Telegony (2023) Telegony is the outdated and misogynist theory that the semen of previous sexual partners can exert a genetic influence on the future offspring a woman has with another partner. The work consists of an instruction to soak sheets of kitchen paper using an armchair and an iron, and then pin them on the wall in a specific configuration. The paper absorbs and retains, as a woman’s body was once claimed to do.
ZERO ONE (2023) Live drawing performance. Electrodes on my left triceps and deltoid muscle received electrical impulses converted from live music by Michael Claessens, via a TENS device. The music did not reach me as sound, but as a series of electroshocks. Although the intention was to let myself guide by these impulses, trying to capture the music, the intensity briefly immobilised my shoulder and arm. The exercise became drawing between two pulses, trying to channel the music into drawing.
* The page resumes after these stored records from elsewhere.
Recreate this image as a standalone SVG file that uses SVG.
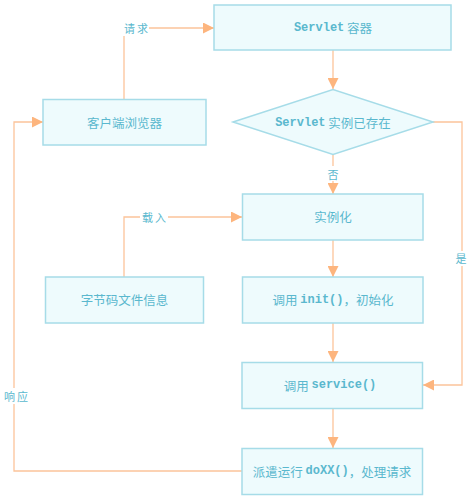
<svg xmlns="http://www.w3.org/2000/svg" width="469" height="498" viewBox="0 0 469 498">
<style>
.box{fill:#EEFBFD;stroke:#A6DCE8;stroke-width:1.5}
.t{font-family:"Noto Sans CJK SC","Liberation Sans",sans-serif;font-size:12.5px;fill:#5AB8CE;text-anchor:middle;dominant-baseline:central}
.m{font-family:"Liberation Mono",monospace;font-weight:bold;font-size:12px}
.ln{fill:none;stroke:#FCC49A;stroke-width:1.3}
.lb{font-family:"Noto Sans CJK SC","Liberation Sans",sans-serif;font-size:11px;fill:#5AB8CE;text-anchor:middle;dominant-baseline:central;letter-spacing:2px}
</style>
<defs>
<marker id="ar" viewBox="0 0 11 11" refX="11" refY="5.5" markerWidth="11" markerHeight="11" markerUnits="userSpaceOnUse" orient="auto">
<path d="M0,0 L11,5.5 L0,11 z" fill="#FDB57E"/>
</marker>
</defs>
<rect width="469" height="498" fill="#fff"/>
<g id="connectors">
<path class="ln" d="M124,99 V28 H214" marker-end="url(#ar)"/>
<path class="ln" d="M333,50 V89" marker-end="url(#ar)"/>
<path class="ln" d="M333,155 V194" marker-end="url(#ar)"/>
<path class="ln" d="M433,122 H462 V385 H423" marker-end="url(#ar)"/>
<path class="ln" d="M124,277 V217 H242" marker-end="url(#ar)"/>
<path class="ln" d="M333,240 V277" marker-end="url(#ar)"/>
<path class="ln" d="M333,323 V362" marker-end="url(#ar)"/>
<path class="ln" d="M333,409 V448" marker-end="url(#ar)"/>
<path class="ln" d="M242,471 H14 V122 H43" marker-end="url(#ar)"/>
<rect x="123" y="20" width="26" height="16" fill="#fff"/>
<text class="lb" x="137" y="28">请求</text>
<rect x="140" y="209" width="28" height="16" fill="#fff"/>
<text class="lb" x="155" y="217">载入</text>
<rect x="326" y="166" width="14" height="15" fill="#fff"/>
<text class="lb" x="334" y="173.5">否</text>
<rect x="455" y="251" width="14" height="15" fill="#fff"/>
<text class="lb" x="462" y="258">是</text>
<rect x="3" y="388" width="26" height="16" fill="#fff"/>
<text class="lb" x="17" y="396">响应</text>
</g>
<g id="servlet-container">
<rect class="box" x="214" y="5" width="237" height="45"/>
<text class="t" x="333" y="27.5"><tspan class="m">Servlet</tspan> 容器</text>
</g>
<g id="client-browser">
<rect class="box" x="43" y="99.5" width="163" height="45.5"/>
<text class="t" x="124.5" y="122">客户端浏览器</text>
</g>
<g id="instance-exists">
<polygon class="box" points="233,122 333,89.5 433,122 333,154.5"/>
<text class="t" x="333" y="122.5"><tspan class="m">Servlet</tspan> 实例已存在</text>
</g>
<g id="instantiate">
<rect class="box" x="242.5" y="194" width="180.5" height="46"/>
<text class="t" x="333" y="216.5">实例化</text>
</g>
<g id="bytecode">
<rect class="box" x="45.5" y="277" width="158" height="46"/>
<text class="t" x="124.5" y="299.5">字节码文件信息</text>
</g>
<g id="init">
<rect class="box" x="242.5" y="277" width="180.5" height="46"/>
<text class="t" x="333" y="299.5">调用 <tspan class="m">init()</tspan>，初始化</text>
</g>
<g id="service">
<rect class="box" x="242" y="362.5" width="180.5" height="46"/>
<text class="t" x="330" y="385">调用 <tspan class="m">service()</tspan></text>
</g>
<g id="doxx">
<rect class="box" x="242" y="448.5" width="180.5" height="46"/>
<text class="t" x="332" y="471">派遣运行 <tspan class="m">doXX()</tspan>，处理请求</text>
</g>
</svg>
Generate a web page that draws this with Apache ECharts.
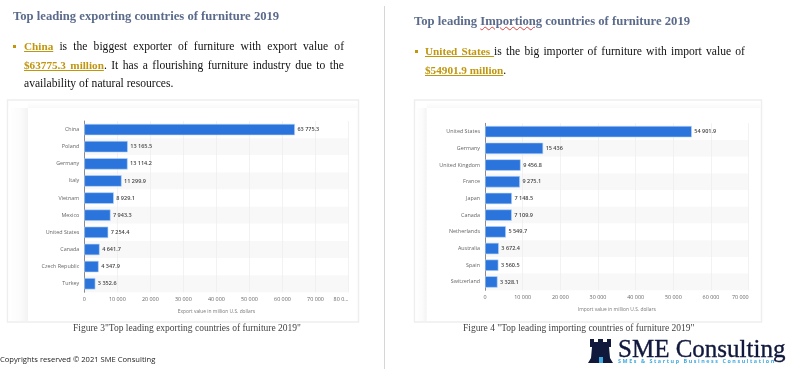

Douanenachten (2023-2024) Pop-up exhibitions in my studio from dusk till dawn, where anyone could bring work to exhibit. For one night, we took over the entire building. The exhibition changed throughout the night. There was performance, spoken word, gigs, live drawing, chess, deep conversation and party until the sun came up again. I hosted 4 editions.
Cum As Your Madness (2024) I performed as a dominatrix in Cum As Your Madness, an extreme haunted house performance by Marijke De Roover at KIOSK Ghent. The project explores feminist art history through the lens of witch hunts and uses the codes of BDSM to question physical boundaries. As performers, we immersed visitors in a sadomasochistic theatrical experience that staged feminist self-actualization against a macho hegemony. In my own work, touch is often abstract and implicit, but the character I embodied in Cum As Your Madness uses a form of touch that is direct and violent. Language was stripped of affection and staged as protocol. My character recited Valerie Solanas’s SCUM Manifesto and had the participants repeat after her under the threat of torture.
White Cube (2023) Performance with a washing machine. I installed a washing machine in a group exhibition and used it to wash one object each day, objects that don’t belong in a washing machine: oranges, colored pencils, concrete block, cardboard box, six pink inflated balloons, and a serving of fries with mayonnaise. Each item referred to a work exhibited in the show. This performance hints at the white cube as a closed system for attention.
Sara Vermeylen





Sara Vermeylen (1983, Belgium) is an artist with a background in linguistics (typology, sociolinguistics and pragmatics), currently completing a degree in Fine Arts at LUCA School of Arts. She works with the lecture-performance as a form of artistic research. Through discursive analysis, drawing, and sound, she engages language to destabilise the political meaning of everyday gestures, reimagining their choreographic potential.